Chanel Contos consent petition had Palantir/Google connection


In 2021, Chanel Contos was one of the brave Australian women speaking up about a particularly dark subculture of harassment and abuse in Australia.

Contos has made consent the centerpiece of her campaign. Ironically, many of the technology platforms used in her campaign only give lip-service to the concept of consent.

Contos has compiled and anonymized thousands of testimonials from young female victims. According to reports, Contos and helpers have manually copied these testimonials from different messaging tools, removing any identifying information in the process. This type of content moderation is extraordinarily difficult. Contractors who do content moderation for social media platforms have made widespread complaints about the psychological impact. I recently wrote a blog about the Molly Russell inquest, where the expert psychiatrist confessed that he had problems sleeping after looking at the content that pushed Molly Russell over the edge. Reading about the Debian Day suicide and the Prince Alfred research both have a similar impact on people, both the researchers and the people following the blog posts.

During the campaign, many media web sites reported on Contos' connection to UCL. Yet I could find no official statement from Contos or UCL claiming that this was an official research project. If the project was officially operated by UCL then it would require approval from the UCL ethics board and it would require extensive controls for human subject research. When high school students participate in human subject research, there are even stronger controls and parental consent requirements. Contos' work is in a gray area. She did not claim it was a UCL project, nonetheless, given all the media emphasis on her status at UCL, many participants may have given it the same level of trust as an authorized research project.

Furthermore, if identifying data is hacked or leaked, this may deter women from participating in research projects in future. Women's health is an area that is already neglected in many ways and it would be disappointing if a well-meaning campaign created barriers for future researchers.

Contos' Wikipedia page talks about interaction with the police service. This is also a gray area. It would appear to be quite logical and sensible to give every participant a list of all relevant support services. On the other hand, if participants feel that research is too close to the police, they may be less willing to provide sensitive information.

One of the startling revelations is that the early version of the consent web site included the names of two other developers, one of them connected to Palantir and Google. Palantir is an official subsidiary of the CIA specializing in big data.

It is well known that in the hunt for Osama bin Laden, the US used a fake vaccination campaign to locate bin Laden. Tactics like this make it harder to convince the public about genuine vaccines. The downside of those tactics only become obvious in recent times with the emergence of anti-vax protests against the Covid vaccine. The type of incident documented in Miss Contos' petition is so widespread that I don't think they need help from the CIA to make them up.

While the campaign appears to be entirely genuine, the social media companies will have gathered extensive meta-data about the participants and the people they are accusing. A lot of this data is automatically harvested by intelligence agencies and may be used to blackmail people in the future.

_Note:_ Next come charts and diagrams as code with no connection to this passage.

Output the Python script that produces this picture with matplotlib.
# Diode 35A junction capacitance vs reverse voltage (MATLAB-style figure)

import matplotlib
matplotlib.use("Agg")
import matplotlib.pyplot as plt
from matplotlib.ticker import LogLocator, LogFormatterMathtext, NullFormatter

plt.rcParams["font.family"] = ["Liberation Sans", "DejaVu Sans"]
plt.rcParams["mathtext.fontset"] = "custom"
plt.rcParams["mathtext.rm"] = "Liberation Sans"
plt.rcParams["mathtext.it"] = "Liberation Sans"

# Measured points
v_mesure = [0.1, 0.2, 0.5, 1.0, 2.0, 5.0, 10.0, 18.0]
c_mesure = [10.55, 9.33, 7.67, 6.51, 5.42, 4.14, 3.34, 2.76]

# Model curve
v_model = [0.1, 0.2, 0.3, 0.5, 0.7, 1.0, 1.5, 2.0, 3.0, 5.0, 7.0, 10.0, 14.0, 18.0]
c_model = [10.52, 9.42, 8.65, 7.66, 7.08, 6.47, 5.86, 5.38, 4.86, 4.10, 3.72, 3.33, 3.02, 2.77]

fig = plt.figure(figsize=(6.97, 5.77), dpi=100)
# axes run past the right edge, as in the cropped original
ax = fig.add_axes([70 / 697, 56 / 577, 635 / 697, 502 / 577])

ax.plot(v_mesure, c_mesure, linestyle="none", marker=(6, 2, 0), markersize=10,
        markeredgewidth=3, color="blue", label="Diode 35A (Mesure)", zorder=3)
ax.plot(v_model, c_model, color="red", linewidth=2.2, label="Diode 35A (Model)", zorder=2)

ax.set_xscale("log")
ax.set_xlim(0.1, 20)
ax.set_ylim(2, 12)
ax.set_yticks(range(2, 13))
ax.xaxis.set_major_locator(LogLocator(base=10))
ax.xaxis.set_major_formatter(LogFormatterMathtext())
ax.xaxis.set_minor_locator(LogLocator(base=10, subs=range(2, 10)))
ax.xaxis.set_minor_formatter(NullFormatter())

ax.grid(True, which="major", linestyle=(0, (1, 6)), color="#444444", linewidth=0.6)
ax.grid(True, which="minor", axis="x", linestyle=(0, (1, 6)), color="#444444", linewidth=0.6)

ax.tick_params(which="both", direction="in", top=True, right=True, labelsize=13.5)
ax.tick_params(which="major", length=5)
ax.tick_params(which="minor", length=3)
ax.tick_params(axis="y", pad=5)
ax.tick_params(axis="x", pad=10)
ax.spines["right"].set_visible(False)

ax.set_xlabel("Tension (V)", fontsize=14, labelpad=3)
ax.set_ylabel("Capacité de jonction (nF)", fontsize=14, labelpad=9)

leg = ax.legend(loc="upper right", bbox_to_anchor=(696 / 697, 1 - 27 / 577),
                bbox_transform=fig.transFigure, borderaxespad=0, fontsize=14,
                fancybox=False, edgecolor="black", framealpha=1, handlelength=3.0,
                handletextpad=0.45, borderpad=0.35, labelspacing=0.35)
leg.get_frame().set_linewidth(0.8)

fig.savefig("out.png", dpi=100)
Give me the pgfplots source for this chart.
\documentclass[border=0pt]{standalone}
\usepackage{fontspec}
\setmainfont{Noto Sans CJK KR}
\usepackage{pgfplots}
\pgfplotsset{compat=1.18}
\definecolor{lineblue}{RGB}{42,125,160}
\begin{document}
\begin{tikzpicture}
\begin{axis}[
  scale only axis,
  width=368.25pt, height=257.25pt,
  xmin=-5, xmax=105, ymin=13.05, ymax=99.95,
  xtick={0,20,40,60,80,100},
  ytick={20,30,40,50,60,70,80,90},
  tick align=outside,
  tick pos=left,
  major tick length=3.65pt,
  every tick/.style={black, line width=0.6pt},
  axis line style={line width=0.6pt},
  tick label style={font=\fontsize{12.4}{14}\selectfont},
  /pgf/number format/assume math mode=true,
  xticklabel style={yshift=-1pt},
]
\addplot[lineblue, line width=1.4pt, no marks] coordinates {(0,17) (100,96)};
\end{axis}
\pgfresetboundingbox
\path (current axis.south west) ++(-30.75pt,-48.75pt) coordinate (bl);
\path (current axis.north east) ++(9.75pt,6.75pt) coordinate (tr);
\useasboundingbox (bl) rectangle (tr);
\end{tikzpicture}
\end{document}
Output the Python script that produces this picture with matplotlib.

The police may feel an obligation to mine the same data. Eighty percent of perpetrators have probably only been subject to one complaint. Twenty percent are probably committing a crime every month, maybe even every weekend. Police may feel obliged to mine the meta-data to try and identify repeat offenders.

In the case of the Boston College tapes, the institution fought tooth-and-nail to keep the tapes away from the police but eventually they were forced to hand them over. For an unofficial research project conducted over social media, it would be far easier for authorities to obtain the meta-data, if they haven't already done so.